"She went to school and was one of just a few kids in her class wearing a mask, which made her ask why she had to. My answer was because we want to take care of other people," Justin Kanew, of College Grove, Tennessee, said during a school board meeting Monday night. "She's 5 years old but she understood that concept, and it's disappointing that more adults around here can't seem to grasp it."
Kanew, also the dad of a 2-year-old son, spoke before the Williamson County Board of Education, which last week, just before the start of school, approved a temporary mask requirement for elementary school students, staff and visitors until Sept. 21, according to the school district's website.
The school board's ruling prompted an outcry from groups who opposed the mask requirement. Videos shared on social media showed people wearing masks heckled and confronted as they left the special session where the board ruled on masks.
Kanew said he had not planned to speak at Monday's meeting, which he attended to cover for his website, TN Holler, but decided to do so when he saw so many people speaking out against masks in schools.
"It just seemed important for the school board to hear that there are other voices out there," Kanew told "Good Morning America." "I just hope people will really continue to make their voices heard, especially in counties like ours where we can sometimes be drowned out by the other side of this discussion."
Both the Centers for Disease Control and Prevention and the American Academy of Pediatrics, an organization of nearly 70,000 pediatricians, have called for schools to enforce universal masking mandates as the United States experiences a COVID-19 surge, including among children, brought on by the delta variant and low vaccination rates.
Some governors in states like Florida and Texas have banned mask mandates and threatened to remove local school officials who break state rules and require masks for students.

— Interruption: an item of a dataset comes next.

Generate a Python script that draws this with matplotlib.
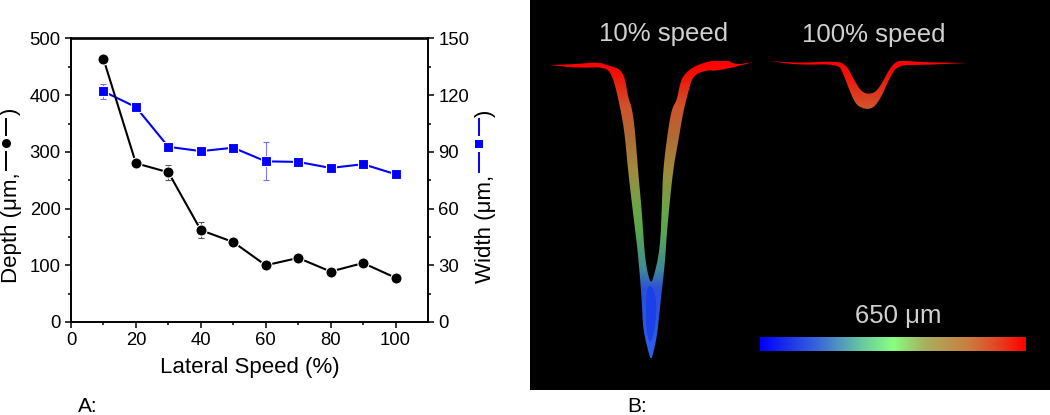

In Tennessee, Gov. Bill Lee this week signed an executive order requiring schools to allow parents to opt their children out of a school mask mandate.
Kanew said his daughter told him she is one of just a few students in her class to wear a mask, but will continue to wear one regardless.
"To her credit, she's totally seemed to understand that concept of helping other people and we've reiterated that to her over and over again," he said. "We just tell her that we want to keep everybody safe and the more people that wear masks, the safer everybody can be and the sooner we can get back to not wearing masks."
"She fully understands that and I wish more people would stop making this political and start making it more about taking care of each other," Kanew added. "At the end of the day, we should be doing everything we possibly can to keep our kids in school and to get back to some sense of normal, and if masks are a path to that, that seems like a small price to pay."
Kanew said his speech before the school board was met with silence in-person, but that he has received thousands of supportive comments on social media and has also been thanked in-person by members of his local community.
"[A school board member] said at the meeting that she'd gotten over 1,000 emails about this issue and over 700 of them were in favor of a mask mandate, so she reminded the people in the room that they may be a majority in that room but and doesn't necessarily reflect the reality of the greater situation," he said. "You can't judge based on who shows up to kick and scream."
In his speech, Kanew also provided a counterpoint to parents claiming on behalf of their kids a religious exemption from wearing a mask.
"I asked a pastor friend of mine and he was very clear that there was no actual biblical justification for using the Bible to get out of a mask mandate passed by a majority of this elected board," he said. "But thousands are doing it anyway, calling it a religious exemption, which is frankly just sad. Avoiding masks is not in the Bible, but taking care of others is."
Kanew told "GMA" that although he had not planned on speaking out publicly amid the mask debate, he is glad he did and hopes his example encourages others to do the same.
"I think it's important to put a face on some of these disagreements whenever possible and actually see the humanity in each other," he said. "It's easy to hide behind our social media screens and keyboard and I think it's good to get out and talk with each other. It doesn't mean you're going to agree with everybody, but at least you can be reminded that we're all trying to do what we think is right."